Records with drawing code
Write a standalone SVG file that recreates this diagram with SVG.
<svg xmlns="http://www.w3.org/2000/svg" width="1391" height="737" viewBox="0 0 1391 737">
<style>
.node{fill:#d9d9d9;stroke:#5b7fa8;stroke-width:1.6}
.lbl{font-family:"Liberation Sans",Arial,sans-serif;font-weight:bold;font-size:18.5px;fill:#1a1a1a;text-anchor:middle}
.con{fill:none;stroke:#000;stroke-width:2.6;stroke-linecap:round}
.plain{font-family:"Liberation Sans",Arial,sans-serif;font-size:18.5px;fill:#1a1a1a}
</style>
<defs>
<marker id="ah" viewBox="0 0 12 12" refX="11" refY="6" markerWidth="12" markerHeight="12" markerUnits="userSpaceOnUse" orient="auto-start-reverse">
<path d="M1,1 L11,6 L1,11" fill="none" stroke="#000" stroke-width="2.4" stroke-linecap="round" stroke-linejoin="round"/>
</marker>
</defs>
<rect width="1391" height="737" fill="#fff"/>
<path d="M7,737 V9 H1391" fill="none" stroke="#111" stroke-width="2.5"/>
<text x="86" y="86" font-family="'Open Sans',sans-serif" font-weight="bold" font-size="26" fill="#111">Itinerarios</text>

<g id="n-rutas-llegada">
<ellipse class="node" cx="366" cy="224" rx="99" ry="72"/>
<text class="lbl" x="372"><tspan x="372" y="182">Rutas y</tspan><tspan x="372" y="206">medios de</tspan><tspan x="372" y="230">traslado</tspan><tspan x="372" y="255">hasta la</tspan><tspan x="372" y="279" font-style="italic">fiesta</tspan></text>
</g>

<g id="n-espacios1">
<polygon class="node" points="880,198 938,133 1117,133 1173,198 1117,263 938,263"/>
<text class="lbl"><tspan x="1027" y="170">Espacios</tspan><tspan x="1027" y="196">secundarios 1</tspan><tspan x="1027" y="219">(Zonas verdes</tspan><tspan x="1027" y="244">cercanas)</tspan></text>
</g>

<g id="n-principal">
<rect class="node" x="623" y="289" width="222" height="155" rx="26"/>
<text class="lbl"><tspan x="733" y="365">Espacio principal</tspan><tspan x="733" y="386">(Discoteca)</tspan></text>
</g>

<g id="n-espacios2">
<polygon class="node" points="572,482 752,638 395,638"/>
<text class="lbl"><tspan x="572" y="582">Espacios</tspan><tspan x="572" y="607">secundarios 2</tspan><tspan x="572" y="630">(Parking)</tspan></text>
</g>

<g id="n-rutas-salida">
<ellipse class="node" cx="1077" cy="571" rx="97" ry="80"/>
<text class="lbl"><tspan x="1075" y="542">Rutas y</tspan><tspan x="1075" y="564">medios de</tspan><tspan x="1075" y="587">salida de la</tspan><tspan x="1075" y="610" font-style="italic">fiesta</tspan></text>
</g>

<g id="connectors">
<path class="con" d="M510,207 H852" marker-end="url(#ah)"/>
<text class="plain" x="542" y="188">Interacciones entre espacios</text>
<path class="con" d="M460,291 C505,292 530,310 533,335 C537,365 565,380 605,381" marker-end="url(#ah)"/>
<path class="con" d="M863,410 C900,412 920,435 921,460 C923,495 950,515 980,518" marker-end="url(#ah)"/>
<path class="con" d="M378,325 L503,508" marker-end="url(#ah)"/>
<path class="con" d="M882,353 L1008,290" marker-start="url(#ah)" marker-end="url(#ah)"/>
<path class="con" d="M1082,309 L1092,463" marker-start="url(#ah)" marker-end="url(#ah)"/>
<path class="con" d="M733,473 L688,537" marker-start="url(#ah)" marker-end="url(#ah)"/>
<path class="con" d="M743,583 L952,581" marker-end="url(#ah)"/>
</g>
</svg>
--
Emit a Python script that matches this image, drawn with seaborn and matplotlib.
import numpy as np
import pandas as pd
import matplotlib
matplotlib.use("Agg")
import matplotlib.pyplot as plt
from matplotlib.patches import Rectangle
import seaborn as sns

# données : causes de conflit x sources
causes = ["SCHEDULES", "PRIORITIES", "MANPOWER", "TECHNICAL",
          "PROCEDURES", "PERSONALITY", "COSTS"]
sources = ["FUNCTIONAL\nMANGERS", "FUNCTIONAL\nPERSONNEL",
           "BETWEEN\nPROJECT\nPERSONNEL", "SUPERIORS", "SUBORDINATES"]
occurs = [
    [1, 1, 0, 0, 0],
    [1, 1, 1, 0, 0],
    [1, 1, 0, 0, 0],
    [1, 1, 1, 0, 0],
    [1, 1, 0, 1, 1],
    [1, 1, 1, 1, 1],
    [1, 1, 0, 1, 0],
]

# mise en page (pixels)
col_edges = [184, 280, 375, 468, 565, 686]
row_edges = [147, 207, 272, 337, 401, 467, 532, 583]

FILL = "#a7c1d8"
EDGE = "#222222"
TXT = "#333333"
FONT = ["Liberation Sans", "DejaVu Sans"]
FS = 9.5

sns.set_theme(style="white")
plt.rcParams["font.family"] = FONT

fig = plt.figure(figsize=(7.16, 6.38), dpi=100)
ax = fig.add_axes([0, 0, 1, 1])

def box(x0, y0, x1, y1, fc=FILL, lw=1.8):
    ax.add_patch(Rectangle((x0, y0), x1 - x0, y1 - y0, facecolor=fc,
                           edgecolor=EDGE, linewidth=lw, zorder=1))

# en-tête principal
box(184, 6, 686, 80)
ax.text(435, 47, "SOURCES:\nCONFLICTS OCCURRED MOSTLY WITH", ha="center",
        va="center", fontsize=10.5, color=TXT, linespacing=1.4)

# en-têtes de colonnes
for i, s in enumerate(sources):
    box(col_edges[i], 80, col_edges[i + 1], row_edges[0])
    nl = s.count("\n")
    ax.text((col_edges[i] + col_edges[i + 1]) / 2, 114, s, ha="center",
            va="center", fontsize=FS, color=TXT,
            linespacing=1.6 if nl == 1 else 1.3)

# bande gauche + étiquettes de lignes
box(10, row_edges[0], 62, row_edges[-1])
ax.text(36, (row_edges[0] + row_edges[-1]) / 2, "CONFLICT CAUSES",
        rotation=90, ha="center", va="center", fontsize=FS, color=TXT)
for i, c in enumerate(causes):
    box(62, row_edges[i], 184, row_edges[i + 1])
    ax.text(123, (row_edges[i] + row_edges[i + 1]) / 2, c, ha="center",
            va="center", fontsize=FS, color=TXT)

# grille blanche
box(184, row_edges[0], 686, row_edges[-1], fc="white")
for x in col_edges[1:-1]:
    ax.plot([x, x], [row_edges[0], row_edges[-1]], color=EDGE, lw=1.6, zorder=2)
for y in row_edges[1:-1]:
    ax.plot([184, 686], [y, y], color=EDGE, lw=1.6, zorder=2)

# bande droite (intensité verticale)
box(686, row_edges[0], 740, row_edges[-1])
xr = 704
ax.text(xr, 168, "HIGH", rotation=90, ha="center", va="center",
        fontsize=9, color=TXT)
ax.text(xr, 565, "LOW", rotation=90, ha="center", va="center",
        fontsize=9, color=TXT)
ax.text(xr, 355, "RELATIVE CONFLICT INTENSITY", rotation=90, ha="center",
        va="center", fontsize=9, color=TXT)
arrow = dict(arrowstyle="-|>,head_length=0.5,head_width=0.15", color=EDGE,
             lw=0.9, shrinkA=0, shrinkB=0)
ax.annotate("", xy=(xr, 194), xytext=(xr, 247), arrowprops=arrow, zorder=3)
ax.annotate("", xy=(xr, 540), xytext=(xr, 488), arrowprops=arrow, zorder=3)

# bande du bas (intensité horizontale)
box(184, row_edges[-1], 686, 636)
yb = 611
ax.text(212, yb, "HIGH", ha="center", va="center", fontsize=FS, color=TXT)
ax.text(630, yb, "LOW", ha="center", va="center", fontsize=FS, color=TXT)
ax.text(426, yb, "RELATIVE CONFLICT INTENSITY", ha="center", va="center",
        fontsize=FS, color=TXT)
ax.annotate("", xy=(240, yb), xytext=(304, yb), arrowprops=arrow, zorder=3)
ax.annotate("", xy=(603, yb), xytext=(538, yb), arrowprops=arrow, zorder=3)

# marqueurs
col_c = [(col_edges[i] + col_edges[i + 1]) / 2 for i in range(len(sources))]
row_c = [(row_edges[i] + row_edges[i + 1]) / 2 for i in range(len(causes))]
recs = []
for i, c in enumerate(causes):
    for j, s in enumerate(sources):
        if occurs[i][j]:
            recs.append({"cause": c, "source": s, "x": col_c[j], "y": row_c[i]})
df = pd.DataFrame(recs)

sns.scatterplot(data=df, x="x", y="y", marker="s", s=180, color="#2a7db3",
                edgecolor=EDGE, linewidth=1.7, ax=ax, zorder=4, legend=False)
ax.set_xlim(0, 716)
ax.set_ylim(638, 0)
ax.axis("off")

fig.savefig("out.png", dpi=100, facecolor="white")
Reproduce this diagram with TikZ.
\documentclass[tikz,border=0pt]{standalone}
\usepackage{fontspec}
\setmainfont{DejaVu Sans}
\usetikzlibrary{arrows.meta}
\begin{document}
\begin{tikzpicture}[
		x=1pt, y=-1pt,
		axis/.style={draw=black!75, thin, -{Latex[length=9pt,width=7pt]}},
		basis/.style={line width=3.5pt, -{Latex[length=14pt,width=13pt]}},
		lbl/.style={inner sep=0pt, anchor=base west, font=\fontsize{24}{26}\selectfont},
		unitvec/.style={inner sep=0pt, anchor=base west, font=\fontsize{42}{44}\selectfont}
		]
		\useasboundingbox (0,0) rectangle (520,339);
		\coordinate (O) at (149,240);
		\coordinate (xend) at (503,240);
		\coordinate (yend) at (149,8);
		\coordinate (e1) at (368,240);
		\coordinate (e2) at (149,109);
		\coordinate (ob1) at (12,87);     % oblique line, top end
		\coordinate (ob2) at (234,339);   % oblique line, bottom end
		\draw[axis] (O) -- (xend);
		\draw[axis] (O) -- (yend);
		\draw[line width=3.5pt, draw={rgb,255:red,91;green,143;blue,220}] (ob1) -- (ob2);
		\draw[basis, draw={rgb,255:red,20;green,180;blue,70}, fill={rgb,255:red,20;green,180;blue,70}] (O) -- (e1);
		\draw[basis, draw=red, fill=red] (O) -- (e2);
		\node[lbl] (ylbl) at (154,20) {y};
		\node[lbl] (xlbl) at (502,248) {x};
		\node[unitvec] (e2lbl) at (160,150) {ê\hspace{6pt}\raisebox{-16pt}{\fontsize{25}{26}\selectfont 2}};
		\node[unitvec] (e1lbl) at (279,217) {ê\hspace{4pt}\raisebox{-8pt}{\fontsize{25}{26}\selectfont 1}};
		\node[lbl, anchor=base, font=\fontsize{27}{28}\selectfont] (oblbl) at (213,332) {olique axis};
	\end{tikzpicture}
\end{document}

#### Challenge:
Above this instruction are the records; retype exactly the lines from the one containing "Emit a Python" up to and including the one containing "import seaborn as sns".

#### Solution to this problem:
Emit a Python script that matches this image, drawn with seaborn and matplotlib.
import numpy as np
import pandas as pd
import matplotlib
matplotlib.use("Agg")
import matplotlib.pyplot as plt
from matplotlib.patches import Rectangle
import seaborn as sns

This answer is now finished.